As Richard Whiting suggests, a net wealth tax would likely fulfill too related goals: equity and equality. Firstly, even from a mainstream social-democratic perspective, it makes no sense that a ‘fundamental aspect of a person’s economic capacity and social power’ should be exempt from taxation. While the goal of reducing inequality would be served by redistributing wealth.

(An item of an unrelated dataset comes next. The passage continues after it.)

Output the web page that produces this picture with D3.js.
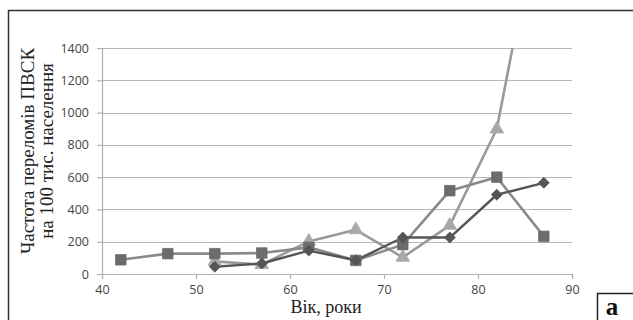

Calls for a wealth tax have been recurrent throughout Labour’s post-war history, yet the idea has only got even relatively close to implementation on one occasion, in spite of being both popular and feasible. As the United Kingdom looks ahead toward the end of quarantine and the possibility of some social and economic reform, the left should ask why that is. In the seventies proposals for an annual wealth tax arguably only got as far as they did because the policy was a quid quo pro with the trade union movement. Beyond this, there is a need to resist attempts to situate demands for wealth taxation in a productivist framework which contrasts the ‘earned’ incomes of those on top incomes with the ‘unearned’ assets of the ‘idle wealthy’.

Last month, the outgoing Shadow Chancellor – arguably the most unwaveringly left-wing in the office’s history – called for the implementation of a wealth tax as his last proposal in the post. The proposal received less attention than it deserved. The principal aim of a wealth tax, of curtailing economic inequality, is one in which its success is almost undisputed. For that reason, it is certainly worth looking at again.